My friend is planning to become a bartender for 6 months on a beach in 2035. She wants to make really pretty drinks with those uselessly adorable tiny umbrellas and edible pink glitter in the vodka. At the end of her sabbatical, she’ll do an audit to see if she wants to do it more or else she would go right back to dissecting mice for overexpressed ALS markers.
I’ve been trying to give myself escape velocity junctions throughout my life. When all your days are sunny and smell of fresh laundry, you start saving for the unexpected rainy day. It’s just a thought here and a skill there. You stash little souvenirs from an unexplored life for when the ground beneath your feet gives way, robbing you of a way home.
There have been points in my life where every turn flooded my lungs and filled me with the briny disappointment of having let go of myself. When I was younger, I realized grades and acquaintances weren't enough to get me to 18, so I decided to make a film. This highlight reel was going to chronicle all the beauty of life and people I had amassed, and act as a temporary reserve for "happy chemicals" until I figured out how to produce them on my own. I wrote screenplays and drew out storyboards in the margins of workbooks just to keep my mind off of impending doom. I hyperfocused on dolly shots and Dutch angles so that my output could reflect the passion I was incapable of attaining in living.
Lately, my nightmares echo the late nights of being 15 and feeling scared for a life I’ve yet to live. I’ve been crying about deadlines that won’t ever come and milestones that seem to steamroll me. Life moving along like this, without respite or at least some daydream fodder in sight, is like sleepwalking my way down stairs. I’m going to wake up with bruises and I won’t remember what came to pass.

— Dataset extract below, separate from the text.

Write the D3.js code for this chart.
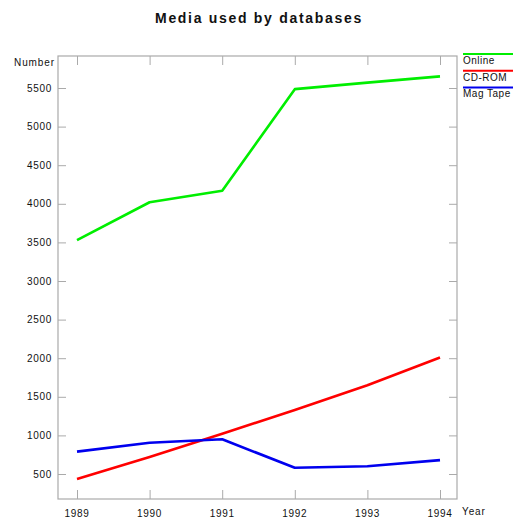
<!DOCTYPE html>
<html lang="en">
<head>
<meta charset="UTF-8">
<title>Media used by databases</title>
<script src="https://d3js.org/d3.v7.min.js"></script>
<style>
  body { margin: 0; background: #fff; font-family: "Liberation Sans", Arial, sans-serif; }
</style>
</head>
<body>
<svg id="chart" width="515" height="517"></svg>
<script>
const years = [1989, 1990, 1991, 1992, 1993, 1994];
const online = [3530, 4020, 4170, 5485, 5570, 5650];
const cdrom = [435, 720, 1020, 1330, 1650, 2010];
const magTape = [790, 905, 950, 580, 600, 680];
const yTicks = [500, 1000, 1500, 2000, 2500, 3000, 3500, 4000, 4500, 5000, 5500];

const series = [
  { name: "Online", values: online, color: "#00ee00" },
  { name: "CD-ROM", values: cdrom, color: "#ff0000" },
  { name: "Mag Tape", values: magTape, color: "#0000ee" }
];

const plotLeft = 58, plotRight = 457, plotTop = 56, plotBottom = 499;
const svg = d3.select("#chart");

const x = d3.scaleLinear().domain([1989, 1994]).range([77, 440]);
// 500 -> 474, 5500 -> 88
const y = d3.scaleLinear().domain([500, 5500]).range([474, 88]);

const axisColor = "#aaa";

// frame
svg.append("rect")
  .attr("x", plotLeft).attr("y", plotTop)
  .attr("width", plotRight - plotLeft).attr("height", plotBottom - plotTop)
  .attr("fill", "none").attr("stroke", axisColor).attr("stroke-width", 1.2);

// y axis left, ticks inward
const yAxis = svg.append("g")
  .attr("transform", `translate(${plotLeft},0)`)
  .call(d3.axisRight(y).tickValues(yTicks).tickSize(8).tickFormat(""));
yAxis.select(".domain").remove();
yAxis.selectAll("line").attr("stroke", axisColor);
svg.append("g").selectAll("text").data(yTicks).join("text")
  .attr("x", 52).attr("y", d => y(d)).attr("dy", "0.35em")
  .attr("text-anchor", "end").attr("font-size", 10).attr("fill", "#111")
  .attr("letter-spacing", "0.7px")
  .text(d => d);

// y axis right, ticks inward
const yAxisR = svg.append("g")
  .attr("transform", `translate(${plotRight},0)`)
  .call(d3.axisLeft(y).tickValues(yTicks).tickSize(8).tickFormat(""));
yAxisR.select(".domain").remove();
yAxisR.selectAll("line").attr("stroke", axisColor);

// x axis bottom, ticks inward
const xAxis = svg.append("g")
  .attr("transform", `translate(0,${plotBottom})`)
  .call(d3.axisTop(x).tickValues(years).tickSize(9).tickFormat(""));
xAxis.select(".domain").remove();
xAxis.selectAll("line").attr("stroke", axisColor);
svg.append("g").selectAll("text").data(years).join("text")
  .attr("x", d => x(d)).attr("y", 513).attr("dy", "0.35em")
  .attr("text-anchor", "middle").attr("font-size", 10).attr("fill", "#111")
  .attr("letter-spacing", "0.7px")
  .text(d => d);

// x axis top, ticks inward
const xAxisT = svg.append("g")
  .attr("transform", `translate(0,${plotTop})`)
  .call(d3.axisBottom(x).tickValues(years).tickSize(9).tickFormat(""));
xAxisT.select(".domain").remove();
xAxisT.selectAll("line").attr("stroke", axisColor);

// axis titles
svg.append("text").attr("x", 55).attr("y", 62).attr("dy", "0.35em")
  .attr("text-anchor", "end").attr("font-size", 10).attr("fill", "#111")
  .attr("letter-spacing", "0.9px").text("Number");
svg.append("text").attr("x", 462).attr("y", 511).attr("dy", "0.35em")
  .attr("font-size", 10).attr("fill", "#111").attr("letter-spacing", "0.9px").text("Year");

// title
svg.append("text").attr("x", 259).attr("y", 18).attr("dy", "0.35em")
  .attr("text-anchor", "middle").attr("font-size", 14).attr("font-weight", "bold")
  .attr("letter-spacing", "1.7px").attr("fill", "#111").text("Media used by databases");

// lines
const line = d3.line().x((d, i) => x(years[i])).y(d => y(d));
svg.append("g").selectAll("path").data(series).join("path")
  .attr("d", d => line(d.values))
  .attr("fill", "none").attr("stroke", d => d.color)
  .attr("stroke-width", 2.6).attr("stroke-linejoin", "round");

// legend
const leg = svg.append("g").selectAll("g").data(series).join("g")
  .attr("transform", (d, i) => `translate(463,${54 + i * 16.7})`);
leg.append("line").attr("x1", 0).attr("x2", 50).attr("y1", 0).attr("y2", 0)
  .attr("stroke", d => d.color).attr("stroke-width", 2);
leg.append("text").attr("x", 0).attr("y", 6.5).attr("dy", "0.35em")
  .attr("font-size", 10).attr("fill", "#111").attr("letter-spacing", "0.5px")
  .text(d => d.name);
</script>
</body>
</html>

Tonight I lie and I think about tangible decisions or life choices that I could be making instead of my current one if this keeps getting worse. I’m stockpiling scenarios and I’m investing early in interesting prospects. And I think I’ve arrived at my new escape velocity point that’s so enticing that I just HAVE to stay to complete it.
I’m making a list of all the things that only exist as concepts in my brain raised primarily on American pop-culture. All your milkshake diners and soul food joints, your gay dive bars and your roadtrip strip malls. The goal is to try them all by 2035 or take a year off to do just that. One year just dedicated to experiencing all the things I’ve only seen in simulacra, leading to one more decade well-spent. It’s not a perfect, permanent solution to a stifling, ticking psyche. But it’s at least a way out of the stagnant roots that tie you down to terrible life choices made in a desperate daze.